**INFORMATION SUPPLIED:**
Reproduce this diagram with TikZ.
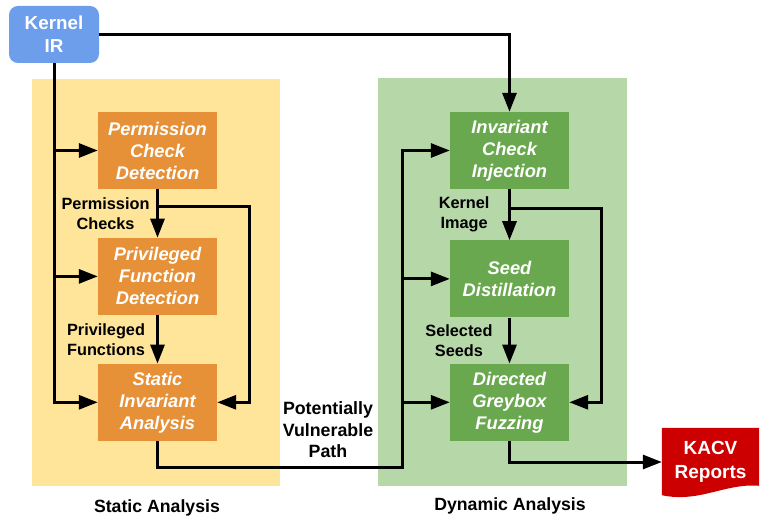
\documentclass[tikz,border=0pt]{standalone}
\usepackage{fontspec}
\setmainfont{Liberation Sans}
\usetikzlibrary{positioning,arrows.meta,backgrounds,calc}
\definecolor{kernelblue}{HTML}{6D9EEB}
\definecolor{staticyellow}{HTML}{FFE599}
\definecolor{staticorange}{HTML}{E69138}
\definecolor{dynamiclight}{HTML}{B6D7A8}
\definecolor{dynamicgreen}{HTML}{6AA84F}
\definecolor{reportred}{HTML}{CC0000}

\begin{document}
\begin{tikzpicture}[x=1pt,y=-1pt]
    \tikzset{
      box/.style = {minimum width=119pt, minimum height=77pt, inner sep=0pt, align=center, text=white,
        font=\fontsize{18.3}{22}\selectfont\bfseries\itshape},
      static box/.style = {box, fill=staticorange},
      dynamic box/.style = {box, fill=dynamicgreen},
      flow/.style = {line width=3pt, -{Triangle[length=19pt,width=14pt]}},
      edge text/.style = {inner sep=0pt, align=center, font=\fontsize{16.3}{20}\selectfont\bfseries},
      region text/.style = {inner sep=0pt, font=\fontsize{17.7}{21.5}\selectfont\bfseries},
    }
    \useasboundingbox (0,0) rectangle (767,526);

    \fill[staticyellow] (32,79) rectangle (280,486);
    \fill[dynamiclight] (378,78) rectangle (627,486);
    \node[region text] (static label) at (157,508) {Static Analysis};
    \node[region text] (dynamic label) at (510,506) {Dynamic Analysis};

    \node[fill=kernelblue, rounded corners=9pt, minimum width=90pt, minimum height=57pt, inner sep=0pt,
        align=center, text=white, font=\fontsize{18.8}{23}\selectfont\bfseries] (kernel ir) at (54,34.5) {Kernel\\IR};

    \node[static box] (perm check) at (157.5,150.5) {Permission\\Check\\Detection};
    \node[static box, below=48.5pt of perm check] (priv func) {Privileged\\Function\\Detection};
    \node[static box, below=48.5pt of priv func] (static inv) {Static\\Invariant\\Analysis};

    \node[dynamic box] (inj check) at (509.5,150.5) {Invariant\\Check\\Injection};
    \node[dynamic box, below=51pt of inj check] (seed dist) {Seed\\Distillation};
    \node[dynamic box, below=46pt of seed dist] (greybox fuzz) {Directed\\Greybox\\Fuzzing};

    \node[minimum width=97pt, minimum height=68pt, inner sep=0pt, align=center, text=white,
        font=\fontsize{19}{24}\selectfont\bfseries] (kacv) at (710.5,462) {KACV\\Reports};
    \begin{scope}[on background layer]
        \fill[reportred] (kacv.north west) -- (kacv.north east) -- ($(kacv.north east)+(0,58)$)
            .. controls ($(kacv.north east)+(-34,55)$) and ($(kacv.south west)+(38,7)$) .. ($(kacv.south west)+(0,-1)$) -- cycle;
    \end{scope}

    \node[edge text, font=\fontsize{17.8}{21.5}\selectfont\bfseries] (vuln path) at (328,430) {Potentially\\Vulnerable\\Path};

    \foreach \b in {perm check, priv func, static inv}
        \draw[flow] (kernel ir.south) |- (\b.west);
    \draw[flow] (kernel ir.east) -| (inj check.north);

    \draw[flow] (perm check) -- node[edge text, left=6.5pt] {Permission\\Checks} (priv func);
    \draw[flow] (priv func) -- node[edge text, left=11pt] {Privileged\\Functions} (static inv);
    \draw[flow] (perm check.south) |- ++(92,17) |- (static inv.east);

    \foreach \b in {inj check, seed dist, greybox fuzz}
        \draw[flow] (static inv.south) |- ++(245,26) |- (\b.west);

    \draw[flow] (inj check) -- node[edge text, left=18.5pt] {Kernel\\Image} (seed dist);
    \draw[flow] (seed dist) -- node[edge text, left=15.5pt] {Selected\\Seeds} (greybox fuzz);
    \draw[flow] (inj check.south) |- ++(92,19) |- (greybox fuzz.east);
    \draw[flow] (greybox fuzz.south) |- (kacv.west);
\end{tikzpicture}
\end{document}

**REQUIRED TASK:**
Leave out the pictures and output the rest of the material exactly as written.

**FULL RESPONSE:**
Reproduce this diagram with TikZ.
\documentclass[tikz,border=0pt]{standalone}
\usepackage{fontspec}
\setmainfont{Liberation Sans}
\usetikzlibrary{positioning,arrows.meta,backgrounds,calc}
\definecolor{kernelblue}{HTML}{6D9EEB}
\definecolor{staticyellow}{HTML}{FFE599}
\definecolor{staticorange}{HTML}{E69138}
\definecolor{dynamiclight}{HTML}{B6D7A8}
\definecolor{dynamicgreen}{HTML}{6AA84F}
\definecolor{reportred}{HTML}{CC0000}

\begin{document}
\begin{tikzpicture}[x=1pt,y=-1pt]
    \tikzset{
      box/.style = {minimum width=119pt, minimum height=77pt, inner sep=0pt, align=center, text=white,
        font=\fontsize{18.3}{22}\selectfont\bfseries\itshape},
      static box/.style = {box, fill=staticorange},
      dynamic box/.style = {box, fill=dynamicgreen},
      flow/.style = {line width=3pt, -{Triangle[length=19pt,width=14pt]}},
      edge text/.style = {inner sep=0pt, align=center, font=\fontsize{16.3}{20}\selectfont\bfseries},
      region text/.style = {inner sep=0pt, font=\fontsize{17.7}{21.5}\selectfont\bfseries},
    }
    \useasboundingbox (0,0) rectangle (767,526);

    \fill[staticyellow] (32,79) rectangle (280,486);
    \fill[dynamiclight] (378,78) rectangle (627,486);
    \node[region text] (static label) at (157,508) {Static Analysis};
    \node[region text] (dynamic label) at (510,506) {Dynamic Analysis};

    \node[fill=kernelblue, rounded corners=9pt, minimum width=90pt, minimum height=57pt, inner sep=0pt,
        align=center, text=white, font=\fontsize{18.8}{23}\selectfont\bfseries] (kernel ir) at (54,34.5) {Kernel\\IR};

    \node[static box] (perm check) at (157.5,150.5) {Permission\\Check\\Detection};
    \node[static box, below=48.5pt of perm check] (priv func) {Privileged\\Function\\Detection};
    \node[static box, below=48.5pt of priv func] (static inv) {Static\\Invariant\\Analysis};

    \node[dynamic box] (inj check) at (509.5,150.5) {Invariant\\Check\\Injection};
    \node[dynamic box, below=51pt of inj check] (seed dist) {Seed\\Distillation};
    \node[dynamic box, below=46pt of seed dist] (greybox fuzz) {Directed\\Greybox\\Fuzzing};

    \node[minimum width=97pt, minimum height=68pt, inner sep=0pt, align=center, text=white,
        font=\fontsize{19}{24}\selectfont\bfseries] (kacv) at (710.5,462) {KACV\\Reports};
    \begin{scope}[on background layer]
        \fill[reportred] (kacv.north west) -- (kacv.north east) -- ($(kacv.north east)+(0,58)$)
            .. controls ($(kacv.north east)+(-34,55)$) and ($(kacv.south west)+(38,7)$) .. ($(kacv.south west)+(0,-1)$) -- cycle;
    \end{scope}

    \node[edge text, font=\fontsize{17.8}{21.5}\selectfont\bfseries] (vuln path) at (328,430) {Potentially\\Vulnerable\\Path};

    \foreach \b in {perm check, priv func, static inv}
        \draw[flow] (kernel ir.south) |- (\b.west);
    \draw[flow] (kernel ir.east) -| (inj check.north);

    \draw[flow] (perm check) -- node[edge text, left=6.5pt] {Permission\\Checks} (priv func);
    \draw[flow] (priv func) -- node[edge text, left=11pt] {Privileged\\Functions} (static inv);
    \draw[flow] (perm check.south) |- ++(92,17) |- (static inv.east);

    \foreach \b in {inj check, seed dist, greybox fuzz}
        \draw[flow] (static inv.south) |- ++(245,26) |- (\b.west);

    \draw[flow] (inj check) -- node[edge text, left=18.5pt] {Kernel\\Image} (seed dist);
    \draw[flow] (seed dist) -- node[edge text, left=15.5pt] {Selected\\Seeds} (greybox fuzz);
    \draw[flow] (inj check.south) |- ++(92,19) |- (greybox fuzz.east);
    \draw[flow] (greybox fuzz.south) |- (kacv.west);
\end{tikzpicture}
\end{document}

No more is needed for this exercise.